While sometimes this may feel futile, there has been a lot of change to legislation to increase protection to both fish stocks and the wider environment. Some governments are paying fishermen to collect any abandoned nets they find along with floating plastic while trackers are increasingly being placed on gear to allow companies to pick up any accidentally lost items. Measures which may be implemented in the future include compulsory inventories on ships which document exactly what plastic they set sail with to make sure they return with the same load while extended producer responsibility aims to make the manufacturers accountable for hazardous ocean debris.
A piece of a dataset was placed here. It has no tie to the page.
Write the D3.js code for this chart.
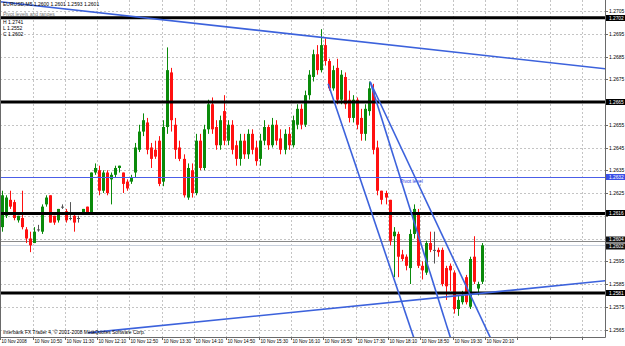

Acting in your local area at home can really make a difference with issues such as ocean plastic as anything from bottles to fishing nets can be carried by currents thousands of miles across the globe, meaning your one small action could save multiple creatures which live far from the blue horizon you see from the shore. For water users, these actions can even benefit you as the perils of netting don’t discriminate between animals, boats, kayaks or swimmers. So let’s not give up the ghost in our sustainable pursuits, let’s just give up the ghost nets.